Following the recently introduced Online Safety Act, Ofcom, the communications and online safety regulator in the UK, released a draft guidance for online pornography services and started consultation.
According to the draft guidance, “weaker age-checks won’t be enough.” The Ofcom will introduce requirements and duties for online pornography services in a final guidance in early 2025, which the Government will bring into force. Companies that “ultimately fall short will face enforcement action, including possible fines.”
The suggested “effective methods” for age assurance include open banking, photo identification matching (by uploading an ID card, passport, or driver's license and comparing it with the user’s face online), facial age estimation, mobile network operator age checks, credit card checks, or Digital identity wallets.
“Age checks must meet to be considered highly effective; they should be technically accurate, robust, reliable and fair,” the regulator’s press release reads. “That means affording strong protection to children, and taking care that privacy rights are safeguarded and adults can still access legal pornography.”
The list is non-exhaustive as Ofcom expects highly effective methods to develop and improve in the future.
The draft guidance also sets strict criteria for which age checks will not be sufficient. Those include self-declaration of age, online payment methods that don’t require a person to be 18 (Debit, Solo, or Electron cards), and general terms, disclaimers, or warnings.
Ofcom specified that pornographic content must not be visible to users before and during the process of completing the age check. Websites will have to make sure there is no content that encourages attempting to circumvent age controls.
“Pornography is too readily accessible to children online, and the new online safety laws are clear that must change,” said Dame Melanie Dawes, Ofcom’s Chief Executive. “Regardless of their approach, we expect all services to offer robust protection to children from stumbling across pornography, and also to take care that privacy rights and freedoms for adults to access legal content are safeguarded.”

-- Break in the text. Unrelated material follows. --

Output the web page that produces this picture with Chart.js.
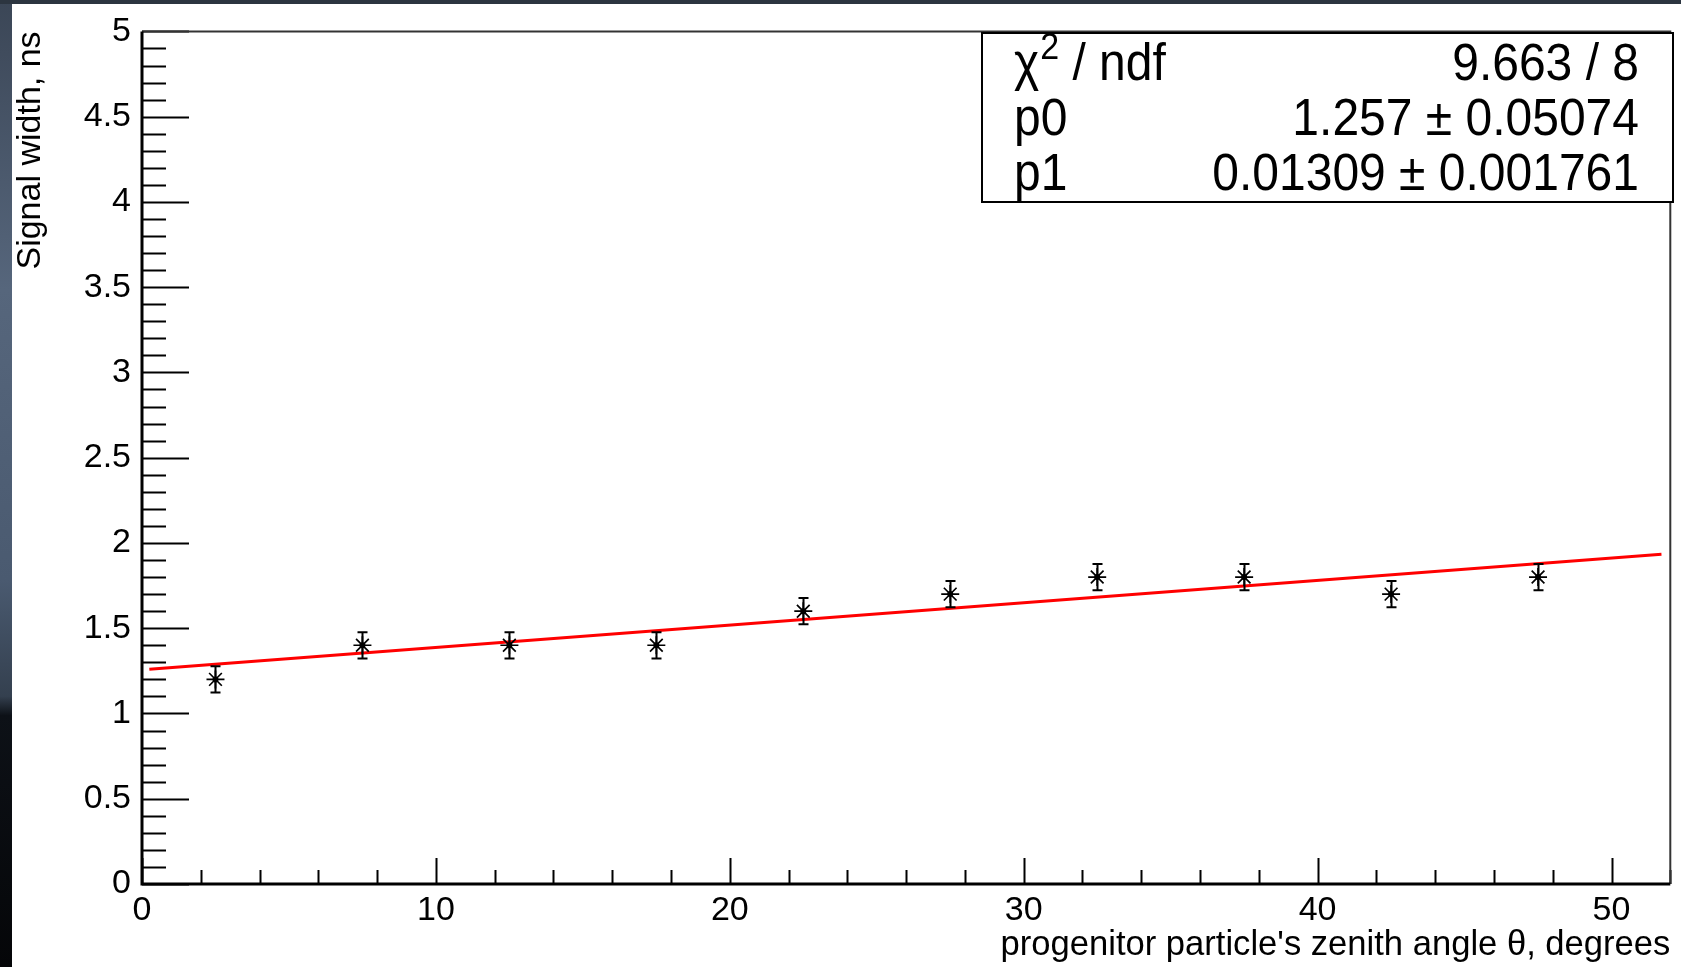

Ofcom bases the new guidance on the Online Safety Act, according to which “sites and apps that display or publish pornographic content must ensure that children are not normally able to encounter pornography on their service.”
Ofcom cited the Children's Commissioner for England's recent research, which shows that the average age at which children first see online pornography is 13. Nearly a quarter of kids first saw pornography by age 11 (27%), and one in ten as young as nine (10%).
Nearly 8 in 10 youngsters (79%) have encountered violent pornography depicting coercive, degrading or pain-inducing sex acts before turning 18.
The UK government scrapped an attempt to mandate age verification for pornography four years ago, as critics raised privacy and technical concerns, The Verge reports.
The same worries are expressed with Ofcom’s guidelines. Open Rights Group (ORG), a non-profit fighting for digital rights and freedoms, has responded to the proposal, claiming that while it is important to protect children, new methods would create serious risks to everyone’s privacy and security.
“Age verification technologies for pornography risk sensitive personal data being breached, collected, shared, or sold. The potential consequences of data being leaked are catastrophic and could include blackmail, fraud, relationship damage, and the outing of people’s sexual preferences in very vulnerable circumstances,” said Abigail Burke, ORG’s Programme Manager for Platform Power.
“It is very concerning that Ofcom is solely relying upon data protection laws and the ICO to ensure that privacy will be protected. The Data Protection and Digital Information Bill, which is progressing through parliament, will seriously weaken our current data protection laws, which are in any case insufficient for a scheme this intrusive. Specific and clear privacy rules are needed, given the vast amount of sensitive data that will potentially be processed.
The organization, together with EFF, expressed concerns that tech platforms could be forced to choose between users’ privacy or free speech.
Users may also easily bypass the regional restrictions using services like VPNs.
Fines for noncompliance with the Online Safety Act can reach as high as £18 million ($22.7 million) or 10 percent of global revenue (whichever is higher).